Waiting for Ross I attempted to console my inconsolable child. "Everything
in this house dies," he wailed. "The baby pigs died. Tomorrow all the other
pets will die. And we'll die too."
It was a tough spot. How could I promise him we wouldn't all be dead tomorrow?
And the way I felt looking at Skinny made me wonder if he was right. What if the
cat finally bolted in front of the wrong car, what if the dog dropped over from heat
stroke, what if the annoying Mildred succumbed to whatever it was that took Skinny,
what if the bird caved in to old age?
I couldn't lie. "Honey, it's true. Death is part of life. I don't think we'll
all die tomorrow. But part of bringing life into the house means having to deal with
death."
Actually, I doubt I was that well-spoken. And eating at my conscience was the
fact that I'd been recently joking that we have too many pets, that the guinea pigs
smell, and when would come the time I didn't have to deal with them? Not only that,
I swear I had a premonition days before. Glancing at Skinny I'd wondered what I'd
do the day I walked in and found her still. I had to fight back the thought that
somehow I'd willed her gone from this world.
"Let's go wet the ground," I suggested. We went out to the memorial
garden and I was thinking of a passage - I believe it is from Lonesome Dove
- where the ground is too hard to bury the dead. I wanted Ross not to have a hard
time of it. I wanted to distract Henry.
We turned on the hose and went to work, him watering, me attempting to dig with
an old piece of cracked shovel I had. Then he tried digging. We made no headway,
the water running off the surface, not penetrating.
Throughout this, the dog, Diablo, unaware of the gravity of the situation, tramped
through the mud waving his rubber carrot at us, begging to play.
"No!" I yelled. And, "Sit." He tried to obey. He sat.
But he eyed the carrot, now muddy and indiscernible, sitting beside me on the bench.

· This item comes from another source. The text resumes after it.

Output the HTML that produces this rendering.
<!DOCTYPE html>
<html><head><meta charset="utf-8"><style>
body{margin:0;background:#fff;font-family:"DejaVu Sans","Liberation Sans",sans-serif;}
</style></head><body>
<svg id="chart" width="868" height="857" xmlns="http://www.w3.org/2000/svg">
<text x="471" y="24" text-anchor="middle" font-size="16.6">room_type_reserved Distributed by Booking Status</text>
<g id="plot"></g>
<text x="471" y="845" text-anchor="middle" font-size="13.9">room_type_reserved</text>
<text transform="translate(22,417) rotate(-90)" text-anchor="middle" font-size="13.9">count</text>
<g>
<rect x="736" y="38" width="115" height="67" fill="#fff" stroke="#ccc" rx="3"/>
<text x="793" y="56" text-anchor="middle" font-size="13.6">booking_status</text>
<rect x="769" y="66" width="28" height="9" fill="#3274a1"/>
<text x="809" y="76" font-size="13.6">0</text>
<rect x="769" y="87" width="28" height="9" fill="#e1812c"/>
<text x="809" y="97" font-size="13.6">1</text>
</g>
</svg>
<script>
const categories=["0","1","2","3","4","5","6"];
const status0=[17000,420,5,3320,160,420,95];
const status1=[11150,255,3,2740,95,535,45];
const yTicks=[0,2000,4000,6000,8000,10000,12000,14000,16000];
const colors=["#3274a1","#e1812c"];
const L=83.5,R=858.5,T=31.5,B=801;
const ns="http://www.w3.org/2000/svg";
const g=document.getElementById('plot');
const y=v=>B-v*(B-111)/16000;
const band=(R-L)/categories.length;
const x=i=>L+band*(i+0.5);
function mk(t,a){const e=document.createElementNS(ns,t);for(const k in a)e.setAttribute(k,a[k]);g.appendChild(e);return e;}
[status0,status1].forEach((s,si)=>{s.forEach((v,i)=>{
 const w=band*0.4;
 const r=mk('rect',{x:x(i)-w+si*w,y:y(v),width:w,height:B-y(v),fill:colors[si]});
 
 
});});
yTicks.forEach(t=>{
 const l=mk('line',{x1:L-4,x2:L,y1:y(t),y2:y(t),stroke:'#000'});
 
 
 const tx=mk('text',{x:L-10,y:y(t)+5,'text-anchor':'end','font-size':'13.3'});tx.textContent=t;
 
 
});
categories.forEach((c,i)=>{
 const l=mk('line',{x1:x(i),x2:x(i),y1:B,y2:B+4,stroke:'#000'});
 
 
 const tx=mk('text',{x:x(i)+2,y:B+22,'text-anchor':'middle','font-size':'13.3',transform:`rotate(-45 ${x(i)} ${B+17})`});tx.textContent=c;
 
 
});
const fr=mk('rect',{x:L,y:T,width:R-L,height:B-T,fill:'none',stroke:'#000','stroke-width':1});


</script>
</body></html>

Ross arrived then, put his shovel to the ground. As he did, the dog lost patience,
lunged for the carrot. In this flash, I saw horror pass over Ross's face and knew
immediately what he was thinking, what he dare not say in front of Henry. He thought
that was Skinny in Diablo's mouth, about to be chewed to shreds. I leapt up, consoled
him. "No, not Skinny," I whispered. "She's in the house."
Ross was about to volunteer to be the one to carry Skinny out. Henry interrupted.

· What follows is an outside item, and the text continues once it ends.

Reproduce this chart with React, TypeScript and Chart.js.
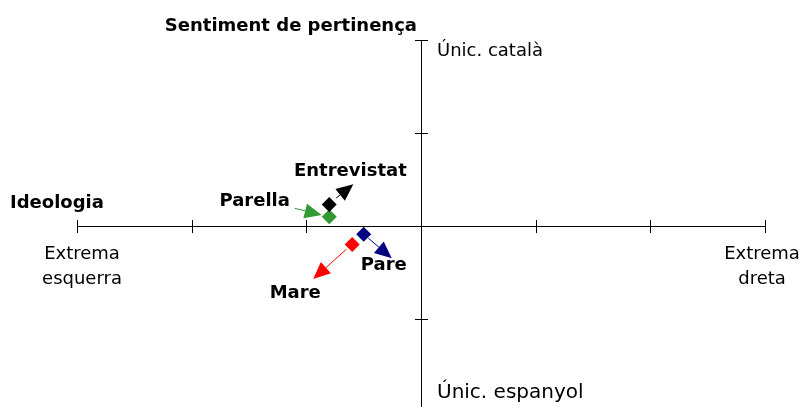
import { useEffect, useRef } from "react";
import { Chart, registerables } from "chart.js";
Chart.register(...registerables);

// Data
const seriesNames = ["Entrevistat", "Parella", "Pare", "Mare"];
const seriesColors = ["#000000", "#339933", "#000080", "#ff0000"];
const pointX = [-0.8, -0.8, -0.5, -0.6];
const pointY = [0.23, 0.1, -0.09, -0.2];
const arrowFromX = [-0.74, -1.1, -0.46, -0.65];
const arrowFromY = [0.3, 0.19, -0.13, -0.25];
const arrowToX = [-0.59, -0.866, -0.255, -0.94];
const arrowToY = [0.45, 0.118, -0.347, -0.57];
const xTicks = [-3, -2, -1, 0, 1, 2, 3];
const yTicks = [-2, -1, 0, 1, 2];
const xAxisTitle = "Ideologia";
const yAxisTitle = "Sentiment de pertinença";
const xMinLabel = ["Extrema", "esquerra"];
const xMaxLabel = ["Extrema", "dreta"];
const yMaxLabel = "Únic. català";
const yMinLabel = "Únic. espanyol";

// label placement relative to arrow ends (pixel offsets), align
const labelAnchor = ["to", "from", "to", "to"];
const labelDx = [-3, -5, -8, -18];
const labelDy = [-13, -7, 7, 14];
const labelAlign: CanvasTextAlign[] = ["center", "right", "center", "center"];

const FONT = "'DejaVu Sans', Verdana, sans-serif";

const drawPlugin = {
  id: "customDraw",
  beforeDatasetsDraw(chart: any) {
    const ctx = chart.ctx as CanvasRenderingContext2D;
    const xs = chart.scales.x;
    const ys = chart.scales.y;
    const x0 = xs.getPixelForValue(0);
    const y0 = ys.getPixelForValue(0);
    ctx.save();
    ctx.strokeStyle = "#000000";
    ctx.lineWidth = 1;
    // horizontal axis
    ctx.beginPath();
    ctx.moveTo(Math.round(xs.getPixelForValue(xTicks[0])), Math.round(y0) + 0.5);
    ctx.lineTo(Math.round(xs.getPixelForValue(xTicks[xTicks.length - 1])) + 1, Math.round(y0) + 0.5);
    ctx.stroke();
    for (const t of xTicks) {
      const px = Math.round(xs.getPixelForValue(t)) + 0.5;
      ctx.beginPath();
      ctx.moveTo(px, Math.round(y0) - 6);
      ctx.lineTo(px, Math.round(y0) + 7);
      ctx.stroke();
    }
    // vertical axis
    ctx.beginPath();
    ctx.moveTo(Math.round(x0) + 0.5, Math.round(ys.getPixelForValue(yTicks[yTicks.length - 1])));
    ctx.lineTo(Math.round(x0) + 0.5, Math.round(ys.getPixelForValue(yTicks[0])) + 1);
    ctx.stroke();
    for (const t of yTicks) {
      const py = Math.round(ys.getPixelForValue(t)) + 0.5;
      ctx.beginPath();
      ctx.moveTo(Math.round(x0) - 6, py);
      ctx.lineTo(Math.round(x0) + 7, py);
      ctx.stroke();
    }
    // arrows
    for (let i = 0; i < seriesNames.length; i++) {
      const fx = xs.getPixelForValue(arrowFromX[i]);
      const fy = ys.getPixelForValue(arrowFromY[i]);
      const tx = xs.getPixelForValue(arrowToX[i]);
      const ty = ys.getPixelForValue(arrowToY[i]);
      const ang = Math.atan2(ty - fy, tx - fx);
      const len = 17;
      const hw = 7.5;
      const bx = tx - Math.cos(ang) * len;
      const by = ty - Math.sin(ang) * len;
      ctx.strokeStyle = seriesColors[i];
      ctx.fillStyle = seriesColors[i];
      ctx.beginPath();
      ctx.moveTo(fx, fy);
      ctx.lineTo(bx, by);
      ctx.stroke();
      ctx.beginPath();
      ctx.moveTo(tx, ty);
      ctx.lineTo(bx + Math.sin(ang) * hw, by - Math.cos(ang) * hw);
      ctx.lineTo(bx - Math.sin(ang) * hw, by + Math.cos(ang) * hw);
      ctx.closePath();
      ctx.fill();
    }
    ctx.restore();
  },
  afterDatasetsDraw(chart: any) {
    const ctx = chart.ctx as CanvasRenderingContext2D;
    const xs = chart.scales.x;
    const ys = chart.scales.y;
    const x0 = xs.getPixelForValue(0);
    const y0 = ys.getPixelForValue(0);
    const xL = xs.getPixelForValue(xTicks[0]);
    const xR = xs.getPixelForValue(xTicks[xTicks.length - 1]);
    const yT = ys.getPixelForValue(yTicks[yTicks.length - 1]);
    ctx.save();
    ctx.fillStyle = "#000000";
    ctx.textBaseline = "middle";
    // series labels
    ctx.font = `bold 18px ${FONT}`;
    for (let i = 0; i < seriesNames.length; i++) {
      const ax = labelAnchor[i] === "to" ? arrowToX[i] : arrowFromX[i];
      const ay = labelAnchor[i] === "to" ? arrowToY[i] : arrowFromY[i];
      ctx.textAlign = labelAlign[i];
      ctx.fillText(seriesNames[i], xs.getPixelForValue(ax) + labelDx[i], ys.getPixelForValue(ay) + labelDy[i]);
    }
    // axis titles
    ctx.textAlign = "left";
    ctx.fillText(xAxisTitle, 10, y0 - 23);
    ctx.textAlign = "right";
    ctx.fillText(yAxisTitle, x0 - 4, yT - 14);
    // end labels
    ctx.font = `18px ${FONT}`;
    ctx.textAlign = "center";
    ctx.fillText(xMinLabel[0], xL + 5, y0 + 28);
    ctx.fillText(xMinLabel[1], xL + 5, y0 + 53);
    ctx.fillText(xMaxLabel[0], xR - 3, y0 + 28);
    ctx.fillText(xMaxLabel[1], xR - 3, y0 + 53);
    ctx.textAlign = "left";
    ctx.fillText(yMaxLabel, x0 + 16, yT + 11);
    ctx.font = `20px ${FONT}`;
    ctx.fillText(yMinLabel, x0 + 16, ys.getPixelForValue(yTicks[0]) - 19);
    ctx.restore();
  },
};

export default function App() {
  const ref = useRef<HTMLCanvasElement | null>(null);
  useEffect(() => {
    if (!ref.current) return;
    const chart = new Chart(ref.current, {
      type: "scatter",
      data: {
        datasets: seriesNames.map((name, i) => ({
          label: name,
          data: [{ x: pointX[i], y: pointY[i] }],
          pointStyle: "rectRot",
          pointRadius: 7.5,
          backgroundColor: seriesColors[i],
          borderColor: seriesColors[i],
          borderWidth: 0,
        })),
      },
      options: {
        responsive: false,
        animation: false,
        layout: { padding: { left: 77, right: 35, top: 40, bottom: 8 } },
        scales: {
          x: { type: "linear", min: -3, max: 3, display: false },
          y: { type: "linear", min: -2, max: 2, display: false },
        },
        plugins: { legend: { display: false }, tooltip: { enabled: false } },
      },
      plugins: [drawPlugin],
    });
    return () => chart.destroy();
  }, []);
  return (
    <div style={{ position: "absolute", left: 0, top: 0, width: 800, height: 420, background: "#fff" }}>
      <canvas ref={ref} width={800} height={420} style={{ width: 800, height: 420 }} />
    </div>
  );
}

"I'll carry her," he said. And so we went back to the cage.
I'd covered her with a chartreuse T-shirt. Henry lifted her, gingerly, like a
little baby in his arms, her so lifeless, him more reverent than I had ever seen
him. My stomach clenched harder.
He laid her in the hole and I suggested he place a symbolic handful of dirt on
the beloved. "She was a good pig," I said. Ross covered her with earth.
Henry got out his chalk and on the rock he wrote, "Skinny 94-98."
Ross left and I took Hen into the house. He and I needed to continue the ritual
we'd begun. "Shall we write a poem?" I asked. Poetry is his thing lately,
and he has informed me that when he grows up, this will be his job. He agreed. Together
we wrote:
A Poem For Skinny
by Henry Gillespie
Skinny was my guinea pig
she was very nice
Her white and red-brown hair
waved when she jumped
Whenever I opened the refrigerator
She would make a noise like this
Weet weet weeeeeet weet
She knew I was going
to give her lettuce
Boston was her favorite kind
Skinny died tonight
I will miss her
and remember her.
We signed the bottom. Then I told him it was time for bed, that he could sleep
with me. We climbed up together up onto my old chenille bedspread, candles burning,
and listened to jazz on the radio, watched the flickering shadows on the walls.
Henry drifted off. Through the night, lost in his dreams, he turned and clung
to me, something he will never do anymore when he is conscious. The world was not
exactly right. But we held each other tight, grateful, both of us, for this crazy
life we have together. For all the creatures in it.